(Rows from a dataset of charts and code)
####################
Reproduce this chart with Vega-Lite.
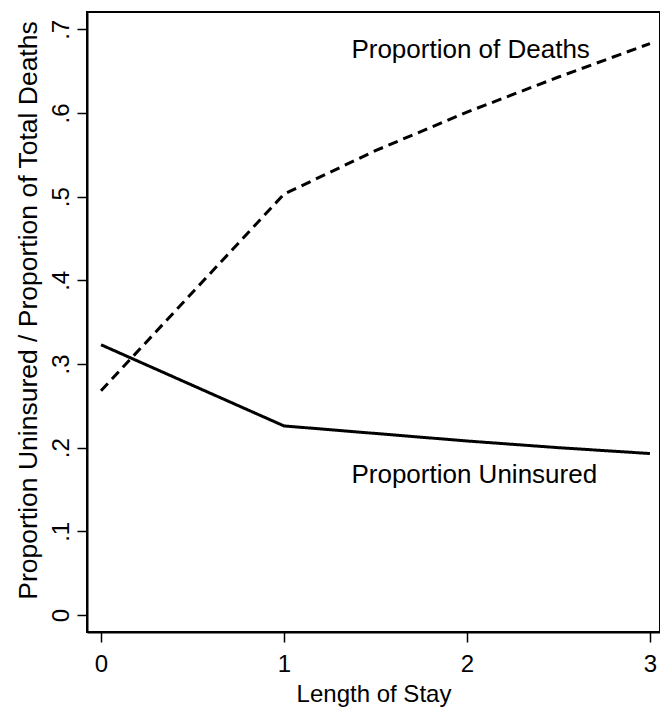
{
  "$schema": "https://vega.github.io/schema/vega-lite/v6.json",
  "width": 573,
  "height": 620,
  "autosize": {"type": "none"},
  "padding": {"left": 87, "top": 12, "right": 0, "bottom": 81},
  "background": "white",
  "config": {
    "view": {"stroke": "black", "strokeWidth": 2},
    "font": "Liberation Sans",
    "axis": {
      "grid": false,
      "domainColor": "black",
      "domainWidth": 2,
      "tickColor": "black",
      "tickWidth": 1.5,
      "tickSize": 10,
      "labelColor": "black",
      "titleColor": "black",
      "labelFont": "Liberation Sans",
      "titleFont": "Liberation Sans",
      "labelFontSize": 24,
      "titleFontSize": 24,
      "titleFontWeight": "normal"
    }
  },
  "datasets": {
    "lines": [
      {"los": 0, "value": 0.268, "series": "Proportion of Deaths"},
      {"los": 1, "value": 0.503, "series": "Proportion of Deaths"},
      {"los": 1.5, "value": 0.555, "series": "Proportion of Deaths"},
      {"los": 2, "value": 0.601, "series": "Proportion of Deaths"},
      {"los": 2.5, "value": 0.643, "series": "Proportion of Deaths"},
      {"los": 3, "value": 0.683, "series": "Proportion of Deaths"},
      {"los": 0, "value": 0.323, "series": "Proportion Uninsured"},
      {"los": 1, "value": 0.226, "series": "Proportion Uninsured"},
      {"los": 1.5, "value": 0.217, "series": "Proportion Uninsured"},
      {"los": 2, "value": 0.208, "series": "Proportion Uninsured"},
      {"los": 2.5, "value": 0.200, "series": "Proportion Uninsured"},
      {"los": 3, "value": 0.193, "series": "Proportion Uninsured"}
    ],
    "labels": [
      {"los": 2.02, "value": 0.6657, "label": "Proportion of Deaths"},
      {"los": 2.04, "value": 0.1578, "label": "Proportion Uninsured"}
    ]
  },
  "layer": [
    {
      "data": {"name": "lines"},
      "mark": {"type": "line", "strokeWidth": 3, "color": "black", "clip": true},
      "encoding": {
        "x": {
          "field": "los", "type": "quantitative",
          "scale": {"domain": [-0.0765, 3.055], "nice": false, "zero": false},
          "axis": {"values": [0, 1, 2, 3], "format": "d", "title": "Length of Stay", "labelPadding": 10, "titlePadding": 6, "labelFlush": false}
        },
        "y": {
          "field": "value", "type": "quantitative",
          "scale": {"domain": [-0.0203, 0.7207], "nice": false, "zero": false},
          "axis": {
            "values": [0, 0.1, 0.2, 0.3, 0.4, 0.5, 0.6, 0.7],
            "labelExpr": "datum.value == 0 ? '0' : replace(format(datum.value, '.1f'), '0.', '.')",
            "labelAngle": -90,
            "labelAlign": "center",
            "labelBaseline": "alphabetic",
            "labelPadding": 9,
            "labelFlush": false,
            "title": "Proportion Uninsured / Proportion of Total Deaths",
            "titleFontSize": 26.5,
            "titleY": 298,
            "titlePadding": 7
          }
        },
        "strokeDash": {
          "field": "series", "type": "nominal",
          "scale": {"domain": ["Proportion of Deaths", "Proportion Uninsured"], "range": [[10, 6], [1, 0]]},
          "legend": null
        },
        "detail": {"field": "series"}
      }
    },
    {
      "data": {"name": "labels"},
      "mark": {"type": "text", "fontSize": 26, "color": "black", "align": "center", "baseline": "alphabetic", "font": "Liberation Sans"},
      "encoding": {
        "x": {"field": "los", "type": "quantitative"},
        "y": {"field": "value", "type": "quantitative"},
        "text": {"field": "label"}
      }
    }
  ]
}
####################
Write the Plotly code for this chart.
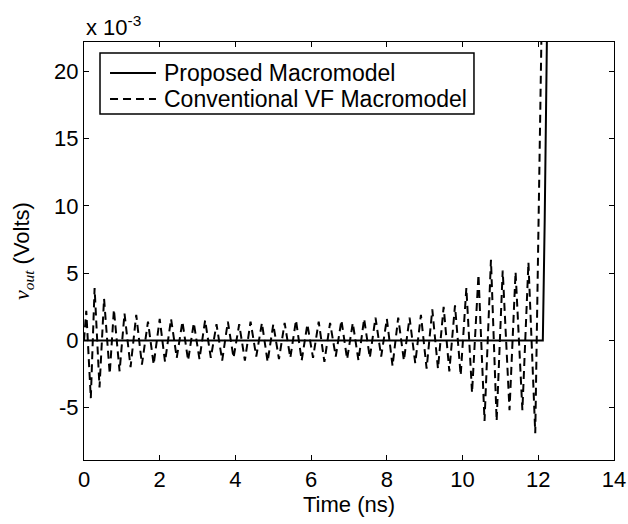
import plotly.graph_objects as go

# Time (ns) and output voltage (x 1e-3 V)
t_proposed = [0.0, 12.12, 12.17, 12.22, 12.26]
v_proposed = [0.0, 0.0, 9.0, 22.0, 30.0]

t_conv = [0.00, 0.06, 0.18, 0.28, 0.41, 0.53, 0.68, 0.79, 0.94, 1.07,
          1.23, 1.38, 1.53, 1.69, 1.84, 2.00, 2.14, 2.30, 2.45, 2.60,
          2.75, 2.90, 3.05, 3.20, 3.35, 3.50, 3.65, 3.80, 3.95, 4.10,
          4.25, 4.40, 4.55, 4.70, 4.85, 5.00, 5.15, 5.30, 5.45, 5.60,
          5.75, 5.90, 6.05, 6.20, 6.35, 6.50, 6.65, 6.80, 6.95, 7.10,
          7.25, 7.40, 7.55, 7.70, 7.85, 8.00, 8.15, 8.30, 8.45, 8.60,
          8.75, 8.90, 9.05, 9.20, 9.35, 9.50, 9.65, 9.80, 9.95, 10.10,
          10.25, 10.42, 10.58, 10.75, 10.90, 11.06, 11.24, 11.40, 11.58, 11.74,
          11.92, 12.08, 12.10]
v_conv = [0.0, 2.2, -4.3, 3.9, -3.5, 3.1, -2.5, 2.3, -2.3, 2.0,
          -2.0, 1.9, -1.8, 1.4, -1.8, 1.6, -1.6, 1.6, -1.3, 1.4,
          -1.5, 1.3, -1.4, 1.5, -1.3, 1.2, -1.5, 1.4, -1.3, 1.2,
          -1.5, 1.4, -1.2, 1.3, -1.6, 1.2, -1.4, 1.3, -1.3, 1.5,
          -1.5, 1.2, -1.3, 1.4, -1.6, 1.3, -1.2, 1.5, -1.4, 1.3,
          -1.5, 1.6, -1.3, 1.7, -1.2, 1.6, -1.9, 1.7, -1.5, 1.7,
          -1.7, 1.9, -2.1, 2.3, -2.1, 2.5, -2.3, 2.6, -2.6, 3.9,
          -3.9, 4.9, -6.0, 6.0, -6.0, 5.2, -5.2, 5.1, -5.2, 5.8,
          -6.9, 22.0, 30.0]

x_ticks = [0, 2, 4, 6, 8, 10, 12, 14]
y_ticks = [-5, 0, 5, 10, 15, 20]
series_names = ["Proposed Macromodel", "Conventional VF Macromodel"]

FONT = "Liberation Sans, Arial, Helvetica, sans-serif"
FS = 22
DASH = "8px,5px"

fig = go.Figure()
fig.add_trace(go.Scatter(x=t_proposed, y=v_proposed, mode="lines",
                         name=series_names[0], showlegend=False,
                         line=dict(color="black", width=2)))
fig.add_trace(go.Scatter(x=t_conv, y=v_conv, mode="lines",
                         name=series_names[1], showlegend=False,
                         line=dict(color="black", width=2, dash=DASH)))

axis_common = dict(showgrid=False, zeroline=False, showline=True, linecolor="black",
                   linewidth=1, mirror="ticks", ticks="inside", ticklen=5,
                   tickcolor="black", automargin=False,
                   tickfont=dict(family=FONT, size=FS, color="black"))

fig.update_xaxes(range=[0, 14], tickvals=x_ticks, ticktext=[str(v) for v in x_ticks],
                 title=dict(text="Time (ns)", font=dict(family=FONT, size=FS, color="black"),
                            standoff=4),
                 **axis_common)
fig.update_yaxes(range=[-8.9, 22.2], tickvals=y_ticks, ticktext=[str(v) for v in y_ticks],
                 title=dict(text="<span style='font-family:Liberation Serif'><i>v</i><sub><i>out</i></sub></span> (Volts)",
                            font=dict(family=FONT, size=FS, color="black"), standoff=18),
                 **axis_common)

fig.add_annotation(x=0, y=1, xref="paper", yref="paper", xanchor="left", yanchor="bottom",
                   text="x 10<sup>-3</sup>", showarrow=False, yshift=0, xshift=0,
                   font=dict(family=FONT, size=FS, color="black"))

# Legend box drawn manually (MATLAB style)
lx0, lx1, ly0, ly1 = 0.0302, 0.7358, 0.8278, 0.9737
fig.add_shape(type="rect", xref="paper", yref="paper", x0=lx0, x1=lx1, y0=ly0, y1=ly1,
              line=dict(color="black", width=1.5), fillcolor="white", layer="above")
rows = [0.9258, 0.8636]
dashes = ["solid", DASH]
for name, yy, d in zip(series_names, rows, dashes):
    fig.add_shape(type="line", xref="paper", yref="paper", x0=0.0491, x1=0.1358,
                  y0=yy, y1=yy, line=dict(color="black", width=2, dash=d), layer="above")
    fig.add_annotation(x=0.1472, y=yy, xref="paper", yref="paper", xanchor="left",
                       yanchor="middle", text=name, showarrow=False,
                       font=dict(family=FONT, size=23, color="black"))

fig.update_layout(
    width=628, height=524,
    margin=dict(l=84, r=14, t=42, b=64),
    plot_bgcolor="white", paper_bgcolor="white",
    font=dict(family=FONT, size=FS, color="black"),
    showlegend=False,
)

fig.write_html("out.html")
####################
Set task –
Take the lines from the one holding "Write the Plotly code for this chart." to the one holding "-6.9, 22.0, 30.0]", both lines included, and give them again exactly, with no pictures.

Task result –
Write the Plotly code for this chart.
import plotly.graph_objects as go

# Time (ns) and output voltage (x 1e-3 V)
t_proposed = [0.0, 12.12, 12.17, 12.22, 12.26]
v_proposed = [0.0, 0.0, 9.0, 22.0, 30.0]

t_conv = [0.00, 0.06, 0.18, 0.28, 0.41, 0.53, 0.68, 0.79, 0.94, 1.07,
          1.23, 1.38, 1.53, 1.69, 1.84, 2.00, 2.14, 2.30, 2.45, 2.60,
          2.75, 2.90, 3.05, 3.20, 3.35, 3.50, 3.65, 3.80, 3.95, 4.10,
          4.25, 4.40, 4.55, 4.70, 4.85, 5.00, 5.15, 5.30, 5.45, 5.60,
          5.75, 5.90, 6.05, 6.20, 6.35, 6.50, 6.65, 6.80, 6.95, 7.10,
          7.25, 7.40, 7.55, 7.70, 7.85, 8.00, 8.15, 8.30, 8.45, 8.60,
          8.75, 8.90, 9.05, 9.20, 9.35, 9.50, 9.65, 9.80, 9.95, 10.10,
          10.25, 10.42, 10.58, 10.75, 10.90, 11.06, 11.24, 11.40, 11.58, 11.74,
          11.92, 12.08, 12.10]
v_conv = [0.0, 2.2, -4.3, 3.9, -3.5, 3.1, -2.5, 2.3, -2.3, 2.0,
          -2.0, 1.9, -1.8, 1.4, -1.8, 1.6, -1.6, 1.6, -1.3, 1.4,
          -1.5, 1.3, -1.4, 1.5, -1.3, 1.2, -1.5, 1.4, -1.3, 1.2,
          -1.5, 1.4, -1.2, 1.3, -1.6, 1.2, -1.4, 1.3, -1.3, 1.5,
          -1.5, 1.2, -1.3, 1.4, -1.6, 1.3, -1.2, 1.5, -1.4, 1.3,
          -1.5, 1.6, -1.3, 1.7, -1.2, 1.6, -1.9, 1.7, -1.5, 1.7,
          -1.7, 1.9, -2.1, 2.3, -2.1, 2.5, -2.3, 2.6, -2.6, 3.9,
          -3.9, 4.9, -6.0, 6.0, -6.0, 5.2, -5.2, 5.1, -5.2, 5.8,
          -6.9, 22.0, 30.0]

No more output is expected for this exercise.